### Given instruction
Set the listing down again in full, word for word, with the pictures left out.

### Data provided
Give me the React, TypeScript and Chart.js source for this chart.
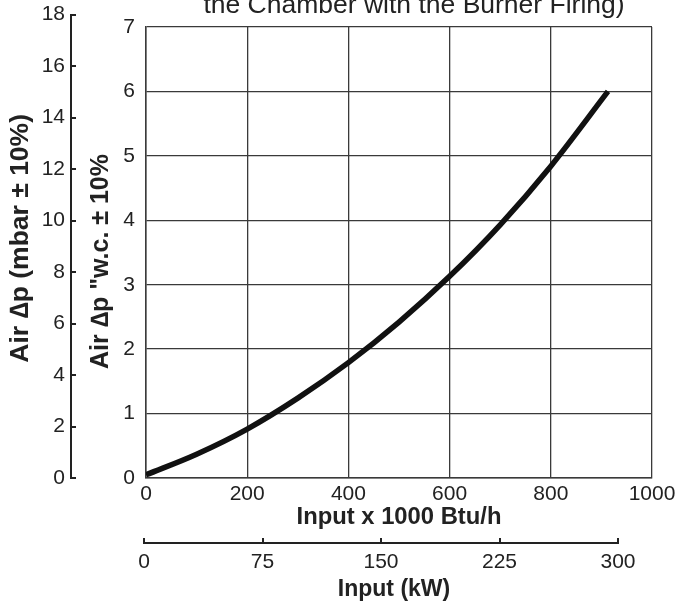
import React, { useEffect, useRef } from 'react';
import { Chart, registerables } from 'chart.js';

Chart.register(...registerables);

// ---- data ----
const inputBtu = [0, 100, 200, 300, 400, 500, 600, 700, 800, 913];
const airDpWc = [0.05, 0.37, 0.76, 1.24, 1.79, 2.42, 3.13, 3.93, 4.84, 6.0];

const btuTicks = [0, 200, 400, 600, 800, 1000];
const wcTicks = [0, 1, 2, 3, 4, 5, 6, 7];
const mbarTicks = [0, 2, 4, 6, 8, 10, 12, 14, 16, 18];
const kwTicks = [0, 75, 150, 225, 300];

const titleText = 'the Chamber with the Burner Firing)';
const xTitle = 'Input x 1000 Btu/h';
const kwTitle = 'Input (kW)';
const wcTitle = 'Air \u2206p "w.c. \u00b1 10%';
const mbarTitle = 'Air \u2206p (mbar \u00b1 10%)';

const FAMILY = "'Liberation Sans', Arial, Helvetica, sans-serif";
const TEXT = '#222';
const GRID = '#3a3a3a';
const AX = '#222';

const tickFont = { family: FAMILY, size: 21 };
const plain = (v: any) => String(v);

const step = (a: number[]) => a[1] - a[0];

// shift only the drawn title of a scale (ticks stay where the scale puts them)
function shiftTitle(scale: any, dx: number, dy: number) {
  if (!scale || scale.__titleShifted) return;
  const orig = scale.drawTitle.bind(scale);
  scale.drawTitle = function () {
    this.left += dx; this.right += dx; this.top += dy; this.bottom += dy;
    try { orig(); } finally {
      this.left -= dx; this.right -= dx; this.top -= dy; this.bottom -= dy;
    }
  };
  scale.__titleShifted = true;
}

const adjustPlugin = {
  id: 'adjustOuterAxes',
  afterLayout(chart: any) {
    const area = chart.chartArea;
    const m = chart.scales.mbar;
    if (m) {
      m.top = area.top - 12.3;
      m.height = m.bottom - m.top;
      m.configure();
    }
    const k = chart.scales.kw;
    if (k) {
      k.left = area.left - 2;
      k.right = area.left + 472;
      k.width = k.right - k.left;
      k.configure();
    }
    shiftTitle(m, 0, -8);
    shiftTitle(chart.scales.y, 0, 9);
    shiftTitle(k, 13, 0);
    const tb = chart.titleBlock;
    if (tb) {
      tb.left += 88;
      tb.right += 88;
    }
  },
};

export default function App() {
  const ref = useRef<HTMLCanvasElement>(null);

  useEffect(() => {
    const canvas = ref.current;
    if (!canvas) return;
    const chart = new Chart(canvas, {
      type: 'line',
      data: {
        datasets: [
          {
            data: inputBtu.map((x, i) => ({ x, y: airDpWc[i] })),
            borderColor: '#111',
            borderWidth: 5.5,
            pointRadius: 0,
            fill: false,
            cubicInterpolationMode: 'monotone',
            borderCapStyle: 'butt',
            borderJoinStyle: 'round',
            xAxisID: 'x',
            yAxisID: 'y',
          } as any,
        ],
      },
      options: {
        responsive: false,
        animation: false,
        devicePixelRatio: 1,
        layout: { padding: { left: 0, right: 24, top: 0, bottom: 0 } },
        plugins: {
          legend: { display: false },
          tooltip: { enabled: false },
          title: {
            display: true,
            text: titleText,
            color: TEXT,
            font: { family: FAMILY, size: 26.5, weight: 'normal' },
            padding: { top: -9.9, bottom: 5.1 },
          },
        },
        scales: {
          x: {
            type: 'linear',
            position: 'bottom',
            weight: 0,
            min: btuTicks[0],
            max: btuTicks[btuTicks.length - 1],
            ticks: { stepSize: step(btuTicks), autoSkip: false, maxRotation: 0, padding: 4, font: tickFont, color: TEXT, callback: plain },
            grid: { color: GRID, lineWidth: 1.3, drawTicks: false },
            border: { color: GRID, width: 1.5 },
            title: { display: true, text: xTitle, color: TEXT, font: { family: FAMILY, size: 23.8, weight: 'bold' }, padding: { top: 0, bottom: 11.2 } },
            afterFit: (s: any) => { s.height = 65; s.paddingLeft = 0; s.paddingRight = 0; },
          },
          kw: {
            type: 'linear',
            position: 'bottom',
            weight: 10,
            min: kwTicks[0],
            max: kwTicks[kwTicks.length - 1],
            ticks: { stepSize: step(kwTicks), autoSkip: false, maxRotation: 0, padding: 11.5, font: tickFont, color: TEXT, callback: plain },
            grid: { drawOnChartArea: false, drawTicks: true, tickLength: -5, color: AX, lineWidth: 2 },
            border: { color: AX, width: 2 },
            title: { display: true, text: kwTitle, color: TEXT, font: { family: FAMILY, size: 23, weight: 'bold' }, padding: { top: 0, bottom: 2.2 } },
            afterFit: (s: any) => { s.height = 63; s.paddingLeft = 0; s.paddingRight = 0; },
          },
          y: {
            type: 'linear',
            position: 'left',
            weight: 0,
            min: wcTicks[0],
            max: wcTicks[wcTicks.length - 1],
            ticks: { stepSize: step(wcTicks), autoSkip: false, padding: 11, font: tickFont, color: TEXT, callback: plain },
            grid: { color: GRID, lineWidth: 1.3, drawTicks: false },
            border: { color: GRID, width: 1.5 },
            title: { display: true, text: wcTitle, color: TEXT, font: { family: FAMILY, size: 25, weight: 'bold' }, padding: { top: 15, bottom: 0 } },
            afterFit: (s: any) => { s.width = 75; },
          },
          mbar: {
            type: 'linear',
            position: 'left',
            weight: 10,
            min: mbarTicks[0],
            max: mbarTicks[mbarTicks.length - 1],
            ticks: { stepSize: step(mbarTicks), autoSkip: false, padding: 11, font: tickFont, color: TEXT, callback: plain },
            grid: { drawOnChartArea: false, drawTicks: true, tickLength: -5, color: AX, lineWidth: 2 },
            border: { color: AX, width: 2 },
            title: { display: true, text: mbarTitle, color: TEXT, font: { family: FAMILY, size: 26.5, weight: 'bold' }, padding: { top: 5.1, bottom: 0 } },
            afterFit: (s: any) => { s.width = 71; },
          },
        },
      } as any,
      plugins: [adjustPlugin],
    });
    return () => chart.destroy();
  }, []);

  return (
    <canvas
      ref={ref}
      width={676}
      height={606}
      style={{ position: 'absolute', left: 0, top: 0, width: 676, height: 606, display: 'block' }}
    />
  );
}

### Right answer
Give me the React, TypeScript and Chart.js source for this chart.
import React, { useEffect, useRef } from 'react';
import { Chart, registerables } from 'chart.js';

Chart.register(...registerables);

// ---- data ----
const inputBtu = [0, 100, 200, 300, 400, 500, 600, 700, 800, 913];
const airDpWc = [0.05, 0.37, 0.76, 1.24, 1.79, 2.42, 3.13, 3.93, 4.84, 6.0];

const btuTicks = [0, 200, 400, 600, 800, 1000];
const wcTicks = [0, 1, 2, 3, 4, 5, 6, 7];
const mbarTicks = [0, 2, 4, 6, 8, 10, 12, 14, 16, 18];
const kwTicks = [0, 75, 150, 225, 300];

const titleText = 'the Chamber with the Burner Firing)';
const xTitle = 'Input x 1000 Btu/h';
const kwTitle = 'Input (kW)';
const wcTitle = 'Air \u2206p "w.c. \u00b1 10%';
const mbarTitle = 'Air \u2206p (mbar \u00b1 10%)';

const FAMILY = "'Liberation Sans', Arial, Helvetica, sans-serif";
const TEXT = '#222';
const GRID = '#3a3a3a';
const AX = '#222';

const tickFont = { family: FAMILY, size: 21 };
const plain = (v: any) => String(v);

const step = (a: number[]) => a[1] - a[0];

// shift only the drawn title of a scale (ticks stay where the scale puts them)
function shiftTitle(scale: any, dx: number, dy: number) {
  if (!scale || scale.__titleShifted) return;
  const orig = scale.drawTitle.bind(scale);
  scale.drawTitle = function () {
    this.left += dx; this.right += dx; this.top += dy; this.bottom += dy;
    try { orig(); } finally {
      this.left -= dx; this.right -= dx; this.top -= dy; this.bottom -= dy;
    }
  };
  scale.__titleShifted = true;
}

const adjustPlugin = {
  id: 'adjustOuterAxes',
  afterLayout(chart: any) {
    const area = chart.chartArea;
    const m = chart.scales.mbar;
    if (m) {
      m.top = area.top - 12.3;
      m.height = m.bottom - m.top;
      m.configure();
    }
    const k = chart.scales.kw;
    if (k) {
      k.left = area.left - 2;
      k.right = area.left + 472;
      k.width = k.right - k.left;
      k.configure();
    }
    shiftTitle(m, 0, -8);
    shiftTitle(chart.scales.y, 0, 9);
    shiftTitle(k, 13, 0);
    const tb = chart.titleBlock;
    if (tb) {
      tb.left += 88;
      tb.right += 88;
    }
  },
};

export default function App() {
  const ref = useRef<HTMLCanvasElement>(null);

  useEffect(() => {
    const canvas = ref.current;
    if (!canvas) return;
    const chart = new Chart(canvas, {
      type: 'line',
      data: {
        datasets: [
          {
            data: inputBtu.map((x, i) => ({ x, y: airDpWc[i] })),
            borderColor: '#111',
            borderWidth: 5.5,
            pointRadius: 0,
            fill: false,
            cubicInterpolationMode: 'monotone',
            borderCapStyle: 'butt',
            borderJoinStyle: 'round',
            xAxisID: 'x',
            yAxisID: 'y',
          } as any,
        ],
      },
      options: {
        responsive: false,
        animation: false,
        devicePixelRatio: 1,
        layout: { padding: { left: 0, right: 24, top: 0, bottom: 0 } },
        plugins: {
          legend: { display: false },
          tooltip: { enabled: false },
          title: {
            display: true,
            text: titleText,
            color: TEXT,
            font: { family: FAMILY, size: 26.5, weight: 'normal' },
            padding: { top: -9.9, bottom: 5.1 },
          },
        },
        scales: {
          x: {
            type: 'linear',
            position: 'bottom',
            weight: 0,
            min: btuTicks[0],
            max: btuTicks[btuTicks.length - 1],
            ticks: { stepSize: step(btuTicks), autoSkip: false, maxRotation: 0, padding: 4, font: tickFont, color: TEXT, callback: plain },
            grid: { color: GRID, lineWidth: 1.3, drawTicks: false },
            border: { color: GRID, width: 1.5 },
            title: { display: true, text: xTitle, color: TEXT, font: { family: FAMILY, size: 23.8, weight: 'bold' }, padding: { top: 0, bottom: 11.2 } },
            afterFit: (s: any) => { s.height = 65; s.paddingLeft = 0; s.paddingRight = 0; },
          },
          kw: {
            type: 'linear',
            position: 'bottom',
            weight: 10,
            min: kwTicks[0],
            max: kwTicks[kwTicks.length - 1],
            ticks: { stepSize: step(kwTicks), autoSkip: false, maxRotation: 0, padding: 11.5, font: tickFont, color: TEXT, callback: plain },
            grid: { drawOnChartArea: false, drawTicks: true, tickLength: -5, color: AX, lineWidth: 2 },
            border: { color: AX, width: 2 },
            title: { display: true, text: kwTitle, color: TEXT, font: { family: FAMILY, size: 23, weight: 'bold' }, padding: { top: 0, bottom: 2.2 } },
            afterFit: (s: any) => { s.height = 63; s.paddingLeft = 0; s.paddingRight = 0; },
          },
          y: {
            type: 'linear',
            position: 'left',
            weight: 0,
            min: wcTicks[0],
            max: wcTicks[wcTicks.length - 1],
            ticks: { stepSize: step(wcTicks), autoSkip: false, padding: 11, font: tickFont, color: TEXT, callback: plain },
            grid: { color: GRID, lineWidth: 1.3, drawTicks: false },
            border: { color: GRID, width: 1.5 },
            title: { display: true, text: wcTitle, color: TEXT, font: { family: FAMILY, size: 25, weight: 'bold' }, padding: { top: 15, bottom: 0 } },
            afterFit: (s: any) => { s.width = 75; },
          },
          mbar: {
            type: 'linear',
            position: 'left',
            weight: 10,
            min: mbarTicks[0],
            max: mbarTicks[mbarTicks.length - 1],
            ticks: { stepSize: step(mbarTicks), autoSkip: false, padding: 11, font: tickFont, color: TEXT, callback: plain },
            grid: { drawOnChartArea: false, drawTicks: true, tickLength: -5, color: AX, lineWidth: 2 },
            border: { color: AX, width: 2 },
            title: { display: true, text: mbarTitle, color: TEXT, font: { family: FAMILY, size: 26.5, weight: 'bold' }, padding: { top: 5.1, bottom: 0 } },
            afterFit: (s: any) => { s.width = 71; },
          },
        },
      } as any,
      plugins: [adjustPlugin],
    });
    return () => chart.destroy();
  }, []);

  return (
    <canvas
      ref={ref}
      width={676}
      height={606}
      style={{ position: 'absolute', left: 0, top: 0, width: 676, height: 606, display: 'block' }}
    />
  );
}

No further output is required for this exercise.